Putin Enjoyed Exceptionally Strong Support from Russian Voters in Eastern Europe and Frozen Conflict Zones
If the results of the 2018 presidential elections in Western Europe may not have alarmed Putin and the Russian leadership about the incipient formation of an opposition voting bloc abroad, the outcome in Eastern Europe may actually have been encouraging for the Russian president and his entourage. As Figure 2 illustrates, levels of support for Putin among Russian voters in a few countries in the region—most notably Poland and the Czech Republic—were somewhat lower than in the domestic electorate. Russian voters in the remainder of Eastern Europe, however, showed little sign of dissatisfaction with the Russian leader, and in several countries, such as Bulgaria and Macedonia, the results approached the levels of support found in presidential elections in the autocracies of Central Asia. Particularly striking was the fact that Russian voters in Croatia supported Putin at a slightly higher level than their neighbors in Serbia.
Figure 2. Putin’s Share of the Vote among Russian Citizens Voting in Eastern Europe, 2018 Presidential Election
The 2018 results from Russia’s immediate periphery—the Baltic and the frozen conflict zones of Abkhazia, South Ossetia, and Transnistria—would have been especially heartening for Putin, and potentially worrying for the West. In all but Lithuania, where the ethnic Russian community is significantly smaller than in its two Baltic neighbors (5 percent of the population vs 25 percent in Estonia and 33 percent in Latvia), Putin received well over 90 percent of the vote (see Figure 3).[7]
It is, of course, impossible to know the effect that the war in Ukraine will have on the voting preferences of Russian citizens in these areas when they cast their ballots later this month, but a repeat of these results could serve as an additional fillip to those in Russia who favor further expansion, whether by hybrid or traditional warfare in the Baltic, or the formal incorporation into Russia of the frozen conflict zones of Transnistria, South Ossetia, and Abkhazia. At a minimum, if this pattern is repeated in the March 2024 presidential election, it would legitimate the continued use in this region of aggressive soft power tactics associated with Russkii mir and related initiatives.
Figure 3. Putin’s Share of the Vote among Russian Citizens in the Baltic and Frozen Conflict Zones, 2018 Presidential Election
Conclusion
We do not yet know how the recent wave of Russian emigres will reshape the country’s diaspora. Two years ago, it was tempting to think that Russian citizens involved in the mass exodus of the early 2020s—many of them young Russian men—represented a group that was turning its back on authoritarianism, literally and figuratively. Yet early indications are that the new emigres are not particularly anti-war or anti-Putin but are instead motivated primarily by the age-old logic of sauve qui peut. To fully understand the attitudes and behavior of this new wave of Russian emigres, we must await in-depth surveys of this group, but the results from foreign precincts in the Russian presidential election of March 15-17 may provide an early indication of whether there has been a change in the attitudes of the expanded Russian electorate abroad toward their long-serving president.[8]

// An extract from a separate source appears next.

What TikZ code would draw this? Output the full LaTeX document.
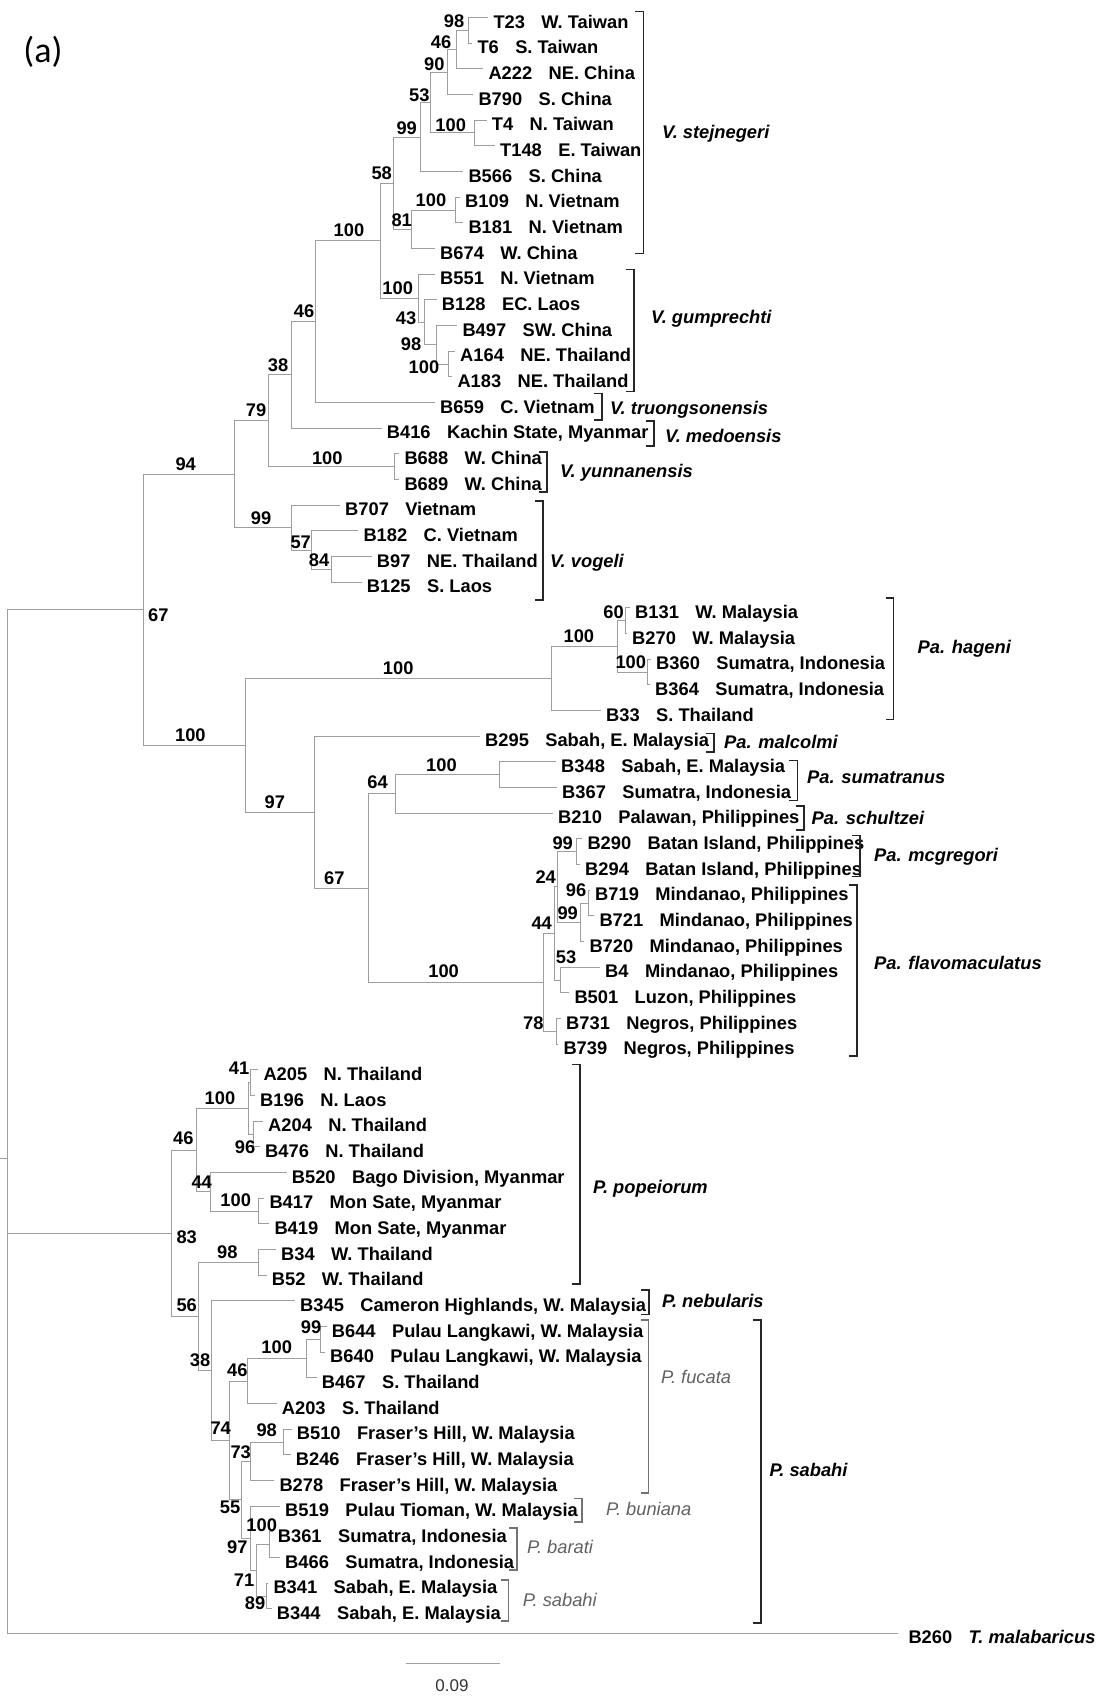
\documentclass[tikz,border=0pt]{standalone}
\usepackage{fontspec}
\setmainfont{Liberation Sans}
\newfontfamily\labelfont{Carlito}
\usetikzlibrary{calc}

% leaf: name, label x, row, code, locality
\newcommand\tleaf[5]{%
  \coordinate (#1) at ({#2-5},{17.5+(#3-1)*25.667});
  \node[tx,anchor=west] (#1c) at ({#2},{21.5+(#3-1)*25.667}) {#4};
  \node[tx,anchor=west] (#1l) at ([xshift=16pt]#1c.east) {#5};
}
% internal node: name, x, upper child, lower child
\newcommand\tnode[4]{%
  \path let \p1=(#3), \p2=(#4) in (#2pt,{0.5*\y1+0.5*\y2}) coordinate (#1);
  \draw[br] (#1) |- (#3);
  \draw[br] (#1) |- (#4);
}
% species bracket: style, x, top, bottom
\newcommand\sbrak[4]{%
  \draw[#1] ({#2-8},#3) -- (#2,#3) -- (#2,#4) -- ({#2-8},#4);
}

\begin{document}
\begin{tikzpicture}[x=1pt,y=-1pt,
  br/.style={line width=1pt, draw=black!38},
  brk/.style={line width=1.5pt, draw=black!85, line cap=butt},
  brkg/.style={line width=1.1pt, draw=black!55},
  tx/.style={inner sep=0pt, font=\bfseries\fontsize{18.3}{20}\selectfont, text height=13.1pt, text depth=0pt},
  sup/.style={tx},
  sp/.style={tx, anchor=west, font=\bfseries\itshape\fontsize{18.3}{20}\selectfont},
  spg/.style={tx, anchor=west, font=\itshape\fontsize{18.3}{20}\selectfont, text=black!62},
]
\useasboundingbox (0,0) rectangle (1095,1696);

\node[inner sep=0pt, font=\labelfont\fontsize{36}{40}\selectfont] (panel) at (43,52) {(a)};

% ---------- leaves ----------
\tleaf{T23}{493.3}{1}{T23}{W. Taiwan}
\tleaf{T6}{477.3}{2}{T6}{S. Taiwan}
\tleaf{A222}{488.3}{3}{A222}{NE. China}
\tleaf{B790}{478.3}{4}{B790}{S. China}
\tleaf{T4}{491.7}{5}{T4}{N. Taiwan}
\tleaf{T148}{500}{6}{T148}{E. Taiwan}
\tleaf{B566}{468.3}{7}{B566}{S. China}
\tleaf{B109}{465}{8}{B109}{N. Vietnam}
\tleaf{B181}{468.3}{9}{B181}{N. Vietnam}
\tleaf{B674}{440}{10}{B674}{W. China}
\tleaf{B551}{440}{11}{B551}{N. Vietnam}
\tleaf{B128}{441.7}{12}{B128}{EC. Laos}
\tleaf{B497}{462.3}{13}{B497}{SW. China}
\tleaf{A164}{460}{14}{A164}{NE. Thailand}
\tleaf{A183}{457.3}{15}{A183}{NE. Thailand}
\tleaf{B659}{440}{16}{B659}{C. Vietnam}
\tleaf{B416}{386.7}{17}{B416}{Kachin State, Myanmar}
\tleaf{B688}{404.3}{18}{B688}{W. China}
\tleaf{B689}{404.3}{19}{B689}{W. China}
\tleaf{B707}{345}{20}{B707}{Vietnam}
\tleaf{B182}{363.3}{21}{B182}{C. Vietnam}
\tleaf{B97}{376.7}{22}{B97}{NE. Thailand}
\tleaf{B125}{366.7}{23}{B125}{S. Laos}
\tleaf{B131}{635}{24}{B131}{W. Malaysia}
\tleaf{B270}{632}{25}{B270}{W. Malaysia}
\tleaf{B360}{656}{26}{B360}{Sumatra, Indonesia}
\tleaf{B364}{655}{27}{B364}{Sumatra, Indonesia}
\tleaf{B33}{606}{28}{B33}{S. Thailand}
\tleaf{B295}{485}{29}{B295}{Sabah, E. Malaysia}
\tleaf{B348}{561}{30}{B348}{Sabah, E. Malaysia}
\tleaf{B367}{562}{31}{B367}{Sumatra, Indonesia}
\tleaf{B210}{558}{32}{B210}{Palawan, Philippines}
\tleaf{B290}{587.3}{33}{B290}{Batan Island, Philippines}
\tleaf{B294}{585}{34}{B294}{Batan Island, Philippines}
\tleaf{B719}{595}{35}{B719}{Mindanao, Philippines}
\tleaf{B721}{599.3}{36}{B721}{Mindanao, Philippines}
\tleaf{B720}{589.3}{37}{B720}{Mindanao, Philippines}
\tleaf{B4}{605}{38}{B4}{Mindanao, Philippines}
\tleaf{B501}{574.3}{39}{B501}{Luzon, Philippines}
\tleaf{B731}{566}{40}{B731}{Negros, Philippines}
\tleaf{B739}{563.3}{41}{B739}{Negros, Philippines}
\tleaf{A205}{263.3}{42}{A205}{N. Thailand}
\tleaf{B196}{260}{43}{B196}{N. Laos}
\tleaf{A204}{268}{44}{A204}{N. Thailand}
\tleaf{B476}{265}{45}{B476}{N. Thailand}
\tleaf{B520}{291.7}{46}{B520}{Bago Division, Myanmar}
\tleaf{B417}{269.3}{47}{B417}{Mon Sate, Myanmar}
\tleaf{B419}{274.3}{48}{B419}{Mon Sate, Myanmar}
\tleaf{B34}{281}{49}{B34}{W. Thailand}
\tleaf{B52}{271.7}{50}{B52}{W. Thailand}
\tleaf{B345}{300}{51}{B345}{Cameron Highlands, W. Malaysia}
\tleaf{B644}{331.7}{52}{B644}{Pulau Langkawi, W. Malaysia}
\tleaf{B640}{330}{53}{B640}{Pulau Langkawi, W. Malaysia}
\tleaf{B467}{321.7}{54}{B467}{S. Thailand}
\tleaf{A203}{281.7}{55}{A203}{S. Thailand}
\tleaf{B510}{296.7}{56}{B510}{Fraser's Hill, W. Malaysia}
\tleaf{B246}{295.7}{57}{B246}{Fraser's Hill, W. Malaysia}
\tleaf{B278}{279.3}{58}{B278}{Fraser's Hill, W. Malaysia}
\tleaf{B519}{285}{59}{B519}{Pulau Tioman, W. Malaysia}
\tleaf{B361}{277.7}{60}{B361}{Sumatra, Indonesia}
\tleaf{B466}{285}{61}{B466}{Sumatra, Indonesia}
\tleaf{B341}{273.3}{62}{B341}{Sabah, E. Malaysia}
\tleaf{B344}{276.7}{63}{B344}{Sabah, E. Malaysia}
% outgroup
\coordinate (B260) at (898.3,1633);
\node[tx,anchor=west] (B260c) at (908.3,1637) {B260};
\node[sp] (B260l) at ([xshift=16pt]B260c.east) {T. malabaricus};

% ---------- internal nodes: Viridovipera ----------
\tnode{n98}{468.3}{T23}{T6}
\tnode{n46a}{456}{n98}{A222}
\tnode{n90}{447.3}{n46a}{B790}
\tnode{n100b}{474}{T4}{T148}
\tnode{n53a}{430}{n90}{n100b}
\tnode{n99a}{420}{n53a}{B566}
\tnode{n100c}{455}{B109}{B181}
\tnode{n81}{411.7}{n100c}{B674}
\tnode{n58}{393.3}{n99a}{n81}
\tnode{n100d}{448.3}{A164}{A183}
\tnode{n98b}{436}{B497}{n100d}
\tnode{n43}{424}{B128}{n98b}
\tnode{n100e}{418.3}{B551}{n43}
\tnode{n100g}{380}{n58}{n100e}
\tnode{n46b}{315}{n100g}{B659}
\tnode{n38a}{291}{n46b}{B416}
\tnode{n100y}{394.3}{B688}{B689}
\tnode{n79}{268.3}{n38a}{n100y}
\tnode{n84}{331}{B97}{B125}
\tnode{n57}{311}{B182}{n84}
\tnode{n99v}{291.7}{B707}{n57}
\tnode{n94}{234.3}{n79}{n99v}

% ---------- internal nodes: Parias ----------
\tnode{n60}{625}{B131}{B270}
\tnode{n100h}{647}{B360}{B364}
\tnode{n100i}{617}{n60}{n100h}
\tnode{n100H}{551}{n100i}{B33}
\tnode{n100s}{499}{B348}{B367}
\tnode{n64}{395}{n100s}{B210}
\tnode{n99m}{576}{B290}{B294}
\tnode{n96}{588.3}{B719}{B721}
\tnode{n99f}{580}{n96}{B720}
\tnode{n24}{557}{n99m}{n99f}
\tnode{n53}{560}{B4}{B501}
\tnode{n44}{554}{n24}{n53}
\tnode{n78}{556}{B731}{B739}
\tnode{n100F}{543}{n44}{n78}
\tnode{n67b}{368}{n64}{n100F}
\tnode{n97}{314.6}{B295}{n67b}
\tnode{n100P}{245}{n100H}{n97}
\tnode{n67}{143.3}{n94}{n100P}

% ---------- internal nodes: Popeia ----------
\tnode{n41}{250.5}{A205}{B196}
\tnode{n96p}{253}{A204}{B476}
\tnode{n100a}{248.3}{n41}{n96p}
\tnode{n100k}{258.3}{B417}{B419}
\tnode{n44p}{210.7}{B520}{n100k}
\tnode{n46p}{196.7}{n100a}{n44p}
\tnode{n98p}{258.3}{B34}{B52}
\tnode{n99s}{320}{B644}{B640}
\tnode{n100L}{306.7}{n99s}{B467}
\tnode{n46q}{247.3}{n100L}{A203}
\tnode{n98q}{283.3}{B510}{B246}
\tnode{n73}{250}{n98q}{B278}
\tnode{n100B}{269.3}{B361}{B466}
\tnode{n89}{266}{B341}{B344}
\tnode{n71}{256}{n100B}{n89}
\tnode{n97q}{250}{B519}{n71}
\tnode{n55}{241.7}{n73}{n97q}
\tnode{n74}{229.3}{n46q}{n55}
\tnode{n38}{211.7}{B345}{n74}
\tnode{n56}{198.3}{n98p}{n38}
\tnode{n83}{171.7}{n46p}{n56}

% ---------- root ----------
\path let \p1=(n67), \p2=(n83), \p3=(B260) in (7.3pt,{(\y1+\y2+\y3)/3}) coordinate (root);
\draw[br] (root) |- (n67);
\draw[br] (root) |- (n83);
\draw[br] (root) |- (B260);
\draw[br] (root) -- ++(-7.3,0) coordinate (stem);

% ---------- bootstrap values ----------
\foreach \v/\px/\py in {
  98/454/20.7, 46/441/41.7, 90/434.3/64, 53/419.3/95, 100/450.7/125,
  99/406.7/128.3, 58/381.7/173.3, 100/431/200, 81/401.7/220, 100/349/230,
  100/397.7/288.3, 43/406/318.3, 98/411/344, 100/424/366.7, 46/304/310.5,
  38/278/365, 79/256/410, 100/327.3/458.3, 94/185.7/464, 99/261/518.3,
  57/300.7/541.7, 84/319/560, 67/158.3/615,
  60/613.5/612.4, 100/578.9/636.2, 100/630.8/662.2, 100/398.2/667.6,
  100/190.4/734.7, 100/441.5/765, 64/377.6/782.3, 97/274.8/801.8,
  67/334.3/877.5, 100/443.6/970.5, 99/562.7/842.7, 24/545.7/876.7,
  96/576/890, 99/567.7/913.3, 44/541.7/923.3, 53/566/956.7, 78/533.3/1023.3,
  41/239/1068, 100/220/1098, 46/183.3/1138.3, 96/245/1146.7, 44/201.7/1181.7,
  100/235.7/1200, 83/186.7/1236.7, 98/227.3/1251.7, 56/186.7/1305,
  99/311/1327, 100/276.7/1346.7, 38/200/1360, 46/237.3/1370,
  74/220.7/1428.3, 98/266.7/1430, 73/240.7/1451.7, 55/230/1506.7,
  100/261.7/1525, 97/237.3/1546.7, 71/244/1580, 89/255/1603.3}
  \node[sup] at (\px,\py) {\v};

% ---------- species brackets ----------
\sbrak{brk}{643.3}{11.7}{253.3}
\node[sp] (s1) at (662,132) {V. stejnegeri};
\sbrak{brk}{634}{269.3}{391.7}
\node[sp] (s2) at (651,317) {V. gumprechti};
\sbrak{brk}{602}{393.3}{420}
\node[sp] (s3) at (610,408) {V. truongsonensis};
\sbrak{brk}{654}{421}{446}
\node[sp] (s4) at (665,436) {V. medoensis};
\sbrak{brk}{547}{452}{492}
\node[sp] (s5) at (560,470.7) {V. yunnanensis};
\sbrak{brk}{543}{501}{600}
\node[sp] (s6) at (550,560.5) {V. vogeli};
\sbrak{brk}{893.5}{598}{719.5}
\node[sp] (s7) at (917.5,647) {Pa. hageni};
\sbrak{brk}{714}{733.6}{752}
\node[sp] (s8) at (724,742) {Pa. malcolmi};
\sbrak{brk}{797.4}{760.6}{800.7}
\node[sp] (s9) at (807,777) {Pa. sumatranus};
\sbrak{brk}{804}{806}{830}
\node[sp] (s10) at (811.5,818) {Pa. schultzei};
\sbrak{brk}{860}{835.3}{876.4}
\node[sp] (s11) at (874,854.8) {Pa. mcgregori};
\sbrak{brk}{857}{885}{1056}
\node[sp] (s12) at (874,963) {Pa. flavomaculatus};
\sbrak{brk}{580}{1064.7}{1284}
\node[sp] (s13) at (593,1187) {P. popeiorum};
\sbrak{brk}{649}{1290}{1314.6}
\node[sp] (s14) at (662,1300.6) {P. nebularis};
\sbrak{brkg}{648.5}{1320}{1493}
\node[spg] (s15) at (661,1377) {P. fucata};
\sbrak{brkg}{582}{1498.6}{1522}
\node[spg] (s16) at (606,1509) {P. buniana};
\sbrak{brkg}{517}{1528}{1570}
\node[spg] (s17) at (527,1547) {P. barati};
\sbrak{brkg}{508.5}{1580}{1621}
\node[spg] (s18) at (522.6,1600) {P. sabahi};
\sbrak{brk}{761}{1320}{1623}
\node[sp] (s19) at (769.3,1470) {P. sabahi};

% ---------- scale bar ----------
\coordinate (sb1) at (405.7,1663);
\coordinate (sb2) at (500,1663);
\draw[br] (sb1) -- (sb2);
\node[inner sep=0pt, font=\fontsize{17}{19}\selectfont, text=black!80] (sbl) at (452,1686) {0.09};
\end{tikzpicture}
\end{document}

Unfortunately, the Russian government has taken preventative measures to limit voting abroad by reducing the number of electoral precincts by 25 percent (from 393 to 300) and by prohibiting online voting. Moreover, given that voting takes place in Russian consulates and embassies, which are considered the territory of the Russian Federation, emigres who are under indictment or even under suspicion back home will have every incentive to refrain from voting. Although Mikhail Khodorkovsky was willing to vote in Russian embassies in earlier elections, the heightened level of repression that has followed the full-scale invasion of Ukraine may well discourage many Russian citizens abroad who have been openly critical of Putin and the war in Ukraine from participating in the March 2024 presidential election.
Eugene Huskey is Professor Emeritus of Political Science at Stetson University. He has published widely on presidencies, bureaucracies, and elections in Eurasia as well as on Soviet and post-Soviet legal affairs.
[1] According to the Ministry of Foreign Affairs of Russia, in 2018 1.86 million Russian voters lived abroad. An estimated 1 million persons have emigrated from Russia since the beginning of 2022.
[2] The data here are drawn from 393 precincts abroad, whose results were reported on the website of Russia’s Central Election Commission. There is much to learn from a careful study of the precinct-level results from Russian voters abroad across the globe.
[3] I use the term “West” broadly, to include the US, Canada, European democratic states, Australia, and New Zealand, plus Japan, South Korea, Hong Kong, Singapore, and Israel.
[4] Within-country variations by precinct are not dramatic, though in a few cases they are significant. In Germany, for example, the lowest levels of support for Putin were found in the two Berlin precincts, which registered 73 percent and 76 percent support for Putin, in contrast to cities like Bonn and Hamburg, where over 88 percent voted for Putin.
[5] Helen Kopnina, East to West Migration: Russian Migrants in West Europe, Ashgate, 2005. Subsequent research has pointed to some community-building efforts in Britain, which depend in part on initiatives directed by the Russian state.
[6] Of the estimated 2.5 to 3 million Russian speakers in Germany, over 1.3 million were born or have parents who were born in Russia, and over 500,000 hold dual German and Russian citizenship (presumably this latter group represents the repatriated Russian Germans).
[7] It is important to distinguish between ethnic Russians who are Estonian citizens and Russian citizens who live in Estonia. The literature suggests that the former often have little contact with Russia and have developed a sense of civic loyalty to Estonia. Russian citizens in the country who vote for Putin, on the other hand, could be considered a fifth column. The numbers of citizens of the Russian Federation in Estonia are relatively small but not insignificant in a country of 1.3 million persons. 28,000 Russian citizens in Estonia turned out to vote in the 2018 presidential election.
[8] I say “may provide an early indication” because it is uncertain whether the results will be accessible, as they have been in earlier elections, on the website of the Central Election Commission of the Russian Federation. Since the launch of the full-scale invasion, I have been unable to access the site.